Processing: market_source-yfinance_symbol-^VIX_name-vix_20250820_102321.csv
Raw shape: (251, 2)
Saved: market_source-yfinance_symbol-^VIX_name-vix_20250820_102321_processed.parquet and market_source-yfinance_symbol-^VIX_name-vix_20250820_102321_processed.csv -> shape: (251, 2)


In [10]:
# ========= 2) CLEAN & PREPROCESS =========
# Reload the raw datasets 
def load_latest_csv(prefix: str) -> pd.DataFrame:
    """Load the most recent CSV file that starts with the given prefix."""
    files = sorted(RAW.glob(f"{prefix}_*.csv"))
    if not files:
        raise FileNotFoundError(f"No files found for prefix '{prefix}' in {DATA_PROCESSED}")
    latest = files[-1]
    print(f"Loading {latest.name}")
    return pd.read_csv(latest, parse_dates=["date"])

spx = load_latest_csv("spx")
vix = load_latest_csv("vix")
macro = load_latest_csv("macro")
print("SPX:", spx.shape, "| VIX:", vix.shape, "| Macro:", macro.shape)

# Merge on date
df = (
    spx.merge(vix, on="date", how="inner")
       .merge(macro, on="date", how="left")
       .sort_values("date")
       .reset_index(drop=True)
)

from src.cleaning import fill_missing_median, drop_missing, normalize_data

# Core cleaning:
# - Ensure datetime
df["date"] = pd.to_datetime(df["date"])
# - Drop rows missing critical fields (date, spx_close, vix)
df = drop_missing(df, columns=["date", "spx_close", "vix"])

# Fill remaining numeric NaNs (e.g., macro gaps) with median to avoid losing rows
num_cols = df.select_dtypes(include=np.number).columns.tolist()
df = fill_missing_median(df, columns=num_cols)

# Normalize some columns for ML 
df_norm = normalize_data(df.set_index("date"), columns=["spx_close", "vix"], method="minmax").reset_index()
df.update(df_norm[["spx_close", "vix"]])

# Save the processed dataset (combined SPX + VIX + Macro)
processed_file = PROCESSED / "preprocessed_dataset.csv"
df.to_csv(processed_file, index=False) 
print(f"Processed dataset saved to {processed_file}")

Loading spx_yf_20250822_102618.csv
Loading vix_yf_20250822_102618.csv
Loading macro_fred_20250822_102618.csv
SPX: (1256, 2) | VIX: (1256, 2) | Macro: (1256, 5)
Processed dataset saved to /Users/yihanyao/bootcamp_yihan_yao/project/data/processed/preprocessed_dataset.csv


### Assumptions & Rationale during Cleaning

1. **Missing values filled with median**  
   - Assumption: Stock prices (`adj_close`) are continuous and median imputation is robust to outliers.  
   - Rationale: Preserves dataset size while reducing distortion from extreme values compared to mean imputation.  

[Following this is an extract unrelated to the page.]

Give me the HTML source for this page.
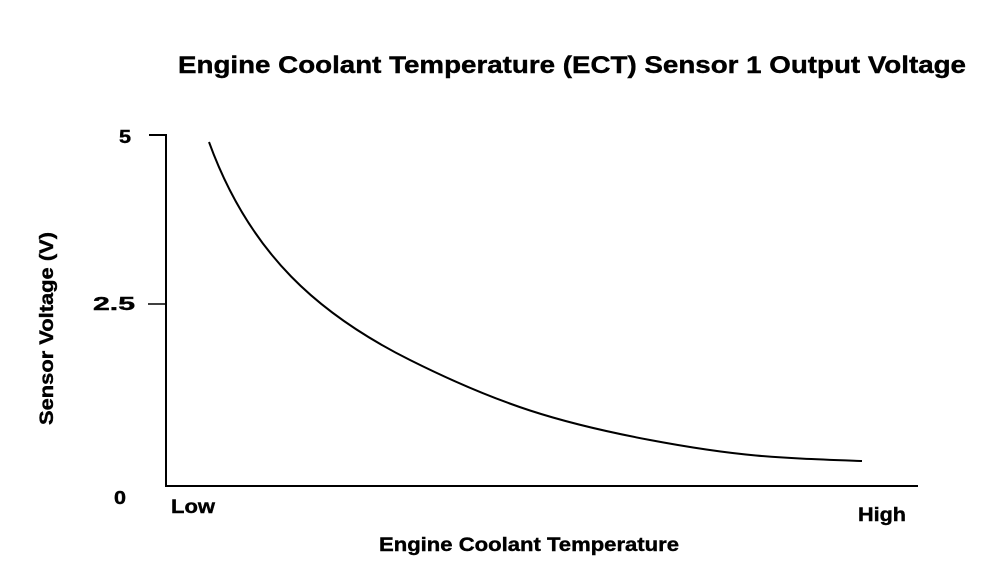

2. **Dropping rows with missing critical fields**  
   - Assumption: `date` and `adj_close` are required for analysis; rows missing these are unusable.  
   - Rationale: Ensures consistency in time series and prevents errors in downstream volatility modeling.  

3. **Normalization (Min-Max scaling)**  
   - Assumption: Scaling `adj_close` to [0,1] improves stability for ML models and makes features comparable.  
   - Rationale: Prevents models from being biased by absolute price levels, focusing instead on relative changes.